⟨

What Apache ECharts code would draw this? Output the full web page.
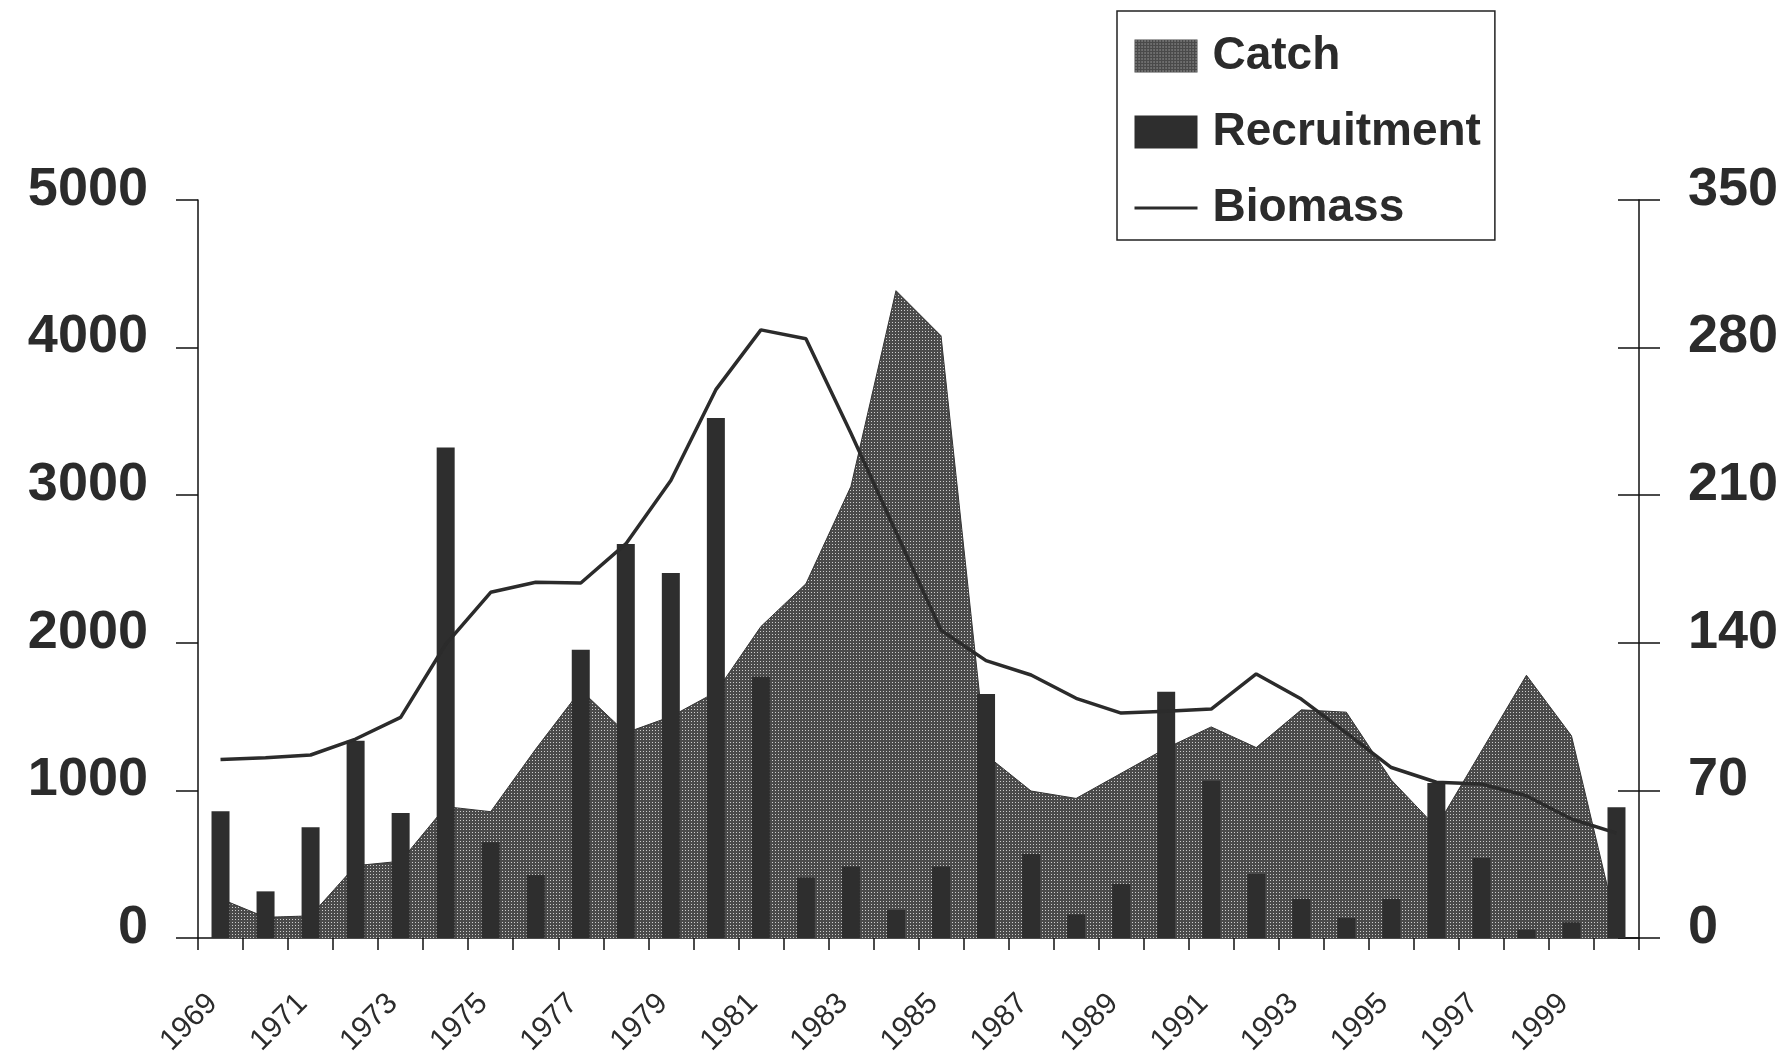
<!DOCTYPE html>
<html>
<head>
<meta charset="utf-8">
<script src="https://cdn.jsdelivr.net/npm/echarts@6/dist/echarts.min.js"></script>
<style>
  html, body { margin: 0; padding: 0; background: #ffffff; }
  #chart { width: 1791px; height: 1060px; }
</style>
</head>
<body>
<div id="chart"></div>
<script>
// ---- data ----
const years = ['1969','1970','1971','1972','1973','1974','1975','1976','1977','1978',
               '1979','1980','1981','1982','1983','1984','1985','1986','1987','1988',
               '1989','1990','1991','1992','1993','1994','1995','1996','1997','1998',
               '1999','2000'];
// Catch (right axis, 0-350)
const catchValues = [18.6, 9.8, 10.5, 34.3, 36.4, 62.3, 59.9, 89.6, 117.6, 97.3,
                     105.0, 116.6, 147.7, 168.0, 214.2, 307.0, 285.6, 86.8, 69.7, 66.2,
                     78.1, 90.0, 100.1, 90.3, 108.2, 107.1, 74.9, 52.5, 88.6, 124.6,
                     95.9, 6.3];
// Recruitment (left axis, 0-5000)
const recruitmentValues = [858, 316, 750, 1337, 847, 3323, 648, 427, 1953, 2669,
                           2473, 3523, 1770, 410, 485, 190, 485, 1653, 569, 160,
                           366, 1669, 1066, 434, 264, 136, 264, 1050, 542, 56,
                           106, 885];
// Biomass (left axis, 0-5000)
const biomassValues = [1210, 1222, 1240, 1348, 1495, 1990, 2342, 2410, 2405, 2670,
                       3100, 3715, 4120, 4060, 3420, 2750, 2085, 1879, 1782, 1624,
                       1524, 1536, 1551, 1789, 1619, 1390, 1155, 1055, 1043, 964,
                       806, 710];
const leftTicks = { min: 0, max: 5000, interval: 1000 };
const rightTicks = { min: 0, max: 350, interval: 70 };

// stipple pattern for the catch area
const pc = document.createElement('canvas');
pc.width = 3; pc.height = 3;
const pctx = pc.getContext('2d');
pctx.fillStyle = '#4a4a4a'; pctx.fillRect(0, 0, 3, 3);
pctx.fillStyle = '#cccccc'; pctx.fillRect(1, 1, 1, 1);
const stipple = { image: pc, repeat: 'repeat' };

const FONT = '"Liberation Sans", Arial, sans-serif';
const INK = '#2b2b2b';
const plain = v => String(v);

const yLabel = (margin) => ({
  fontSize: 54, fontWeight: 'bold', color: INK, margin: margin, fontFamily: FONT,
  verticalAlign: 'bottom', lineHeight: 20, formatter: plain
});

const chart = echarts.init(document.getElementById('chart'), null, { renderer: 'canvas' });
chart.setOption({
  animation: false,
  backgroundColor: '#ffffff',
  textStyle: { fontFamily: FONT },
  grid: { left: 198, right: 152, top: 200, bottom: 122, containLabel: false },
  legend: {
    orient: 'vertical',
    left: 1117, top: 11,
    padding: [22, 14, 9, 16],
    borderColor: '#222', borderWidth: 1.5,
    backgroundColor: '#fff',
    itemWidth: 63, itemHeight: 33, itemGap: 30,
    textStyle: { fontFamily: FONT, fontSize: 46, fontWeight: 'bold', color: INK, lineHeight: 46, padding: [0, 0, 0, 10] },
    data: [
      { name: 'Catch', icon: 'rect', itemStyle: { color: stipple, borderWidth: 0 } },
      { name: 'Recruitment', icon: 'rect', itemStyle: { color: '#2e2e2e', borderWidth: 0 } },
      { name: 'Biomass', itemStyle: { opacity: 0 }, lineStyle: { color: INK, width: 3 } }
    ]
  },
  xAxis: {
    type: 'category',
    data: years,
    boundaryGap: true,
    axisLine: { show: true, lineStyle: { color: '#111', width: 1.5 } },
    axisTick: { show: true, interval: 0, length: 12, alignWithLabel: false, lineStyle: { color: '#111', width: 1.5 } },
    axisLabel: {
      interval: 1, rotate: 45, margin: 53, fontFamily: FONT,
      formatter: v => '{y|' + v + '}',
      rich: { y: { fontSize: 30, color: INK, fontFamily: FONT, padding: [0, 11, 0, 0] } }
    },
    splitLine: { show: false }
  },
  yAxis: [
    {
      type: 'value', position: 'left',
      min: leftTicks.min, max: leftTicks.max, interval: leftTicks.interval,
      axisLine: { show: true, lineStyle: { color: '#111', width: 1.5 } },
      axisTick: { show: true, length: 22, lineStyle: { color: '#111', width: 1.5 } },
      axisLabel: yLabel(50),
      splitLine: { show: false }
    },
    {
      type: 'value', position: 'right',
      min: rightTicks.min, max: rightTicks.max, interval: rightTicks.interval,
      axisLine: { show: true, lineStyle: { color: '#111', width: 1.5 } },
      axisTick: { show: true, length: 21, lineStyle: { color: '#111', width: 1.5 } },
      axisLabel: yLabel(49),
      splitLine: { show: false }
    },
    {
      type: 'value', position: 'right', offset: 0,
      min: rightTicks.min, max: rightTicks.max, interval: rightTicks.interval,
      axisLine: { show: false },
      axisTick: { show: true, inside: true, length: 21, lineStyle: { color: '#111', width: 1.5 } },
      axisLabel: { show: false },
      splitLine: { show: false }
    }
  ],
  series: [
    {
      name: 'Catch', type: 'line', yAxisIndex: 1,
      data: catchValues,
      symbol: 'none',
      lineStyle: { color: '#333', width: 1 },
      areaStyle: { color: stipple, opacity: 1 },
      itemStyle: { color: '#555' },
      z: 1
    },
    {
      name: 'Recruitment', type: 'bar', yAxisIndex: 0,
      data: recruitmentValues,
      barWidth: 18,
      itemStyle: { color: '#2e2e2e' },
      z: 2
    },
    {
      name: 'Biomass', type: 'line', yAxisIndex: 0,
      data: biomassValues,
      symbol: 'none',
      lineStyle: { color: INK, width: 3.5 },
      itemStyle: { color: INK },
      z: 3
    }
  ]
});
</script>
</body>
</html>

⟩

» Work instructions
Produce an exact copy of each line of data, skipping embedded images.

» Reply
What Apache ECharts code would draw this? Output the full web page.
<!DOCTYPE html>
<html>
<head>
<meta charset="utf-8">
<script src="https://cdn.jsdelivr.net/npm/echarts@6/dist/echarts.min.js"></script>
<style>
  html, body { margin: 0; padding: 0; background: #ffffff; }
  #chart { width: 1791px; height: 1060px; }
</style>
</head>
<body>
<div id="chart"></div>
<script>
// ---- data ----
const years = ['1969','1970','1971','1972','1973','1974','1975','1976','1977','1978',
               '1979','1980','1981','1982','1983','1984','1985','1986','1987','1988',
               '1989','1990','1991','1992','1993','1994','1995','1996','1997','1998',
               '1999','2000'];
// Catch (right axis, 0-350)
const catchValues = [18.6, 9.8, 10.5, 34.3, 36.4, 62.3, 59.9, 89.6, 117.6, 97.3,
                     105.0, 116.6, 147.7, 168.0, 214.2, 307.0, 285.6, 86.8, 69.7, 66.2,
                     78.1, 90.0, 100.1, 90.3, 108.2, 107.1, 74.9, 52.5, 88.6, 124.6,
                     95.9, 6.3];
// Recruitment (left axis, 0-5000)
const recruitmentValues = [858, 316, 750, 1337, 847, 3323, 648, 427, 1953, 2669,
                           2473, 3523, 1770, 410, 485, 190, 485, 1653, 569, 160,
                           366, 1669, 1066, 434, 264, 136, 264, 1050, 542, 56,
                           106, 885];
// Biomass (left axis, 0-5000)
const biomassValues = [1210, 1222, 1240, 1348, 1495, 1990, 2342, 2410, 2405, 2670,
                       3100, 3715, 4120, 4060, 3420, 2750, 2085, 1879, 1782, 1624,
                       1524, 1536, 1551, 1789, 1619, 1390, 1155, 1055, 1043, 964,
                       806, 710];
const leftTicks = { min: 0, max: 5000, interval: 1000 };
const rightTicks = { min: 0, max: 350, interval: 70 };

// stipple pattern for the catch area
const pc = document.createElement('canvas');
pc.width = 3; pc.height = 3;
const pctx = pc.getContext('2d');
pctx.fillStyle = '#4a4a4a'; pctx.fillRect(0, 0, 3, 3);
pctx.fillStyle = '#cccccc'; pctx.fillRect(1, 1, 1, 1);
const stipple = { image: pc, repeat: 'repeat' };

const FONT = '"Liberation Sans", Arial, sans-serif';
const INK = '#2b2b2b';
const plain = v => String(v);

const yLabel = (margin) => ({
  fontSize: 54, fontWeight: 'bold', color: INK, margin: margin, fontFamily: FONT,
  verticalAlign: 'bottom', lineHeight: 20, formatter: plain
});

const chart = echarts.init(document.getElementById('chart'), null, { renderer: 'canvas' });
chart.setOption({
  animation: false,
  backgroundColor: '#ffffff',
  textStyle: { fontFamily: FONT },
  grid: { left: 198, right: 152, top: 200, bottom: 122, containLabel: false },
  legend: {
    orient: 'vertical',
    left: 1117, top: 11,
    padding: [22, 14, 9, 16],
    borderColor: '#222', borderWidth: 1.5,
    backgroundColor: '#fff',
    itemWidth: 63, itemHeight: 33, itemGap: 30,
    textStyle: { fontFamily: FONT, fontSize: 46, fontWeight: 'bold', color: INK, lineHeight: 46, padding: [0, 0, 0, 10] },
    data: [
      { name: 'Catch', icon: 'rect', itemStyle: { color: stipple, borderWidth: 0 } },
      { name: 'Recruitment', icon: 'rect', itemStyle: { color: '#2e2e2e', borderWidth: 0 } },
      { name: 'Biomass', itemStyle: { opacity: 0 }, lineStyle: { color: INK, width: 3 } }
    ]
  },
  xAxis: {
    type: 'category',
    data: years,
    boundaryGap: true,
    axisLine: { show: true, lineStyle: { color: '#111', width: 1.5 } },
    axisTick: { show: true, interval: 0, length: 12, alignWithLabel: false, lineStyle: { color: '#111', width: 1.5 } },
    axisLabel: {
      interval: 1, rotate: 45, margin: 53, fontFamily: FONT,
      formatter: v => '{y|' + v + '}',
      rich: { y: { fontSize: 30, color: INK, fontFamily: FONT, padding: [0, 11, 0, 0] } }
    },
    splitLine: { show: false }
  },
  yAxis: [
    {
      type: 'value', position: 'left',
      min: leftTicks.min, max: leftTicks.max, interval: leftTicks.interval,
      axisLine: { show: true, lineStyle: { color: '#111', width: 1.5 } },
      axisTick: { show: true, length: 22, lineStyle: { color: '#111', width: 1.5 } },
      axisLabel: yLabel(50),
      splitLine: { show: false }
    },
    {
      type: 'value', position: 'right',
      min: rightTicks.min, max: rightTicks.max, interval: rightTicks.interval,
      axisLine: { show: true, lineStyle: { color: '#111', width: 1.5 } },
      axisTick: { show: true, length: 21, lineStyle: { color: '#111', width: 1.5 } },
      axisLabel: yLabel(49),
      splitLine: { show: false }
    },
    {
      type: 'value', position: 'right', offset: 0,
      min: rightTicks.min, max: rightTicks.max, interval: rightTicks.interval,
      axisLine: { show: false },
      axisTick: { show: true, inside: true, length: 21, lineStyle: { color: '#111', width: 1.5 } },
      axisLabel: { show: false },
      splitLine: { show: false }
    }
  ],
  series: [
    {
      name: 'Catch', type: 'line', yAxisIndex: 1,
      data: catchValues,
      symbol: 'none',
      lineStyle: { color: '#333', width: 1 },
      areaStyle: { color: stipple, opacity: 1 },
      itemStyle: { color: '#555' },
      z: 1
    },
    {
      name: 'Recruitment', type: 'bar', yAxisIndex: 0,
      data: recruitmentValues,
      barWidth: 18,
      itemStyle: { color: '#2e2e2e' },
      z: 2
    },
    {
      name: 'Biomass', type: 'line', yAxisIndex: 0,
      data: biomassValues,
      symbol: 'none',
      lineStyle: { color: INK, width: 3.5 },
      itemStyle: { color: INK },
      z: 3
    }
  ]
});
</script>
</body>
</html>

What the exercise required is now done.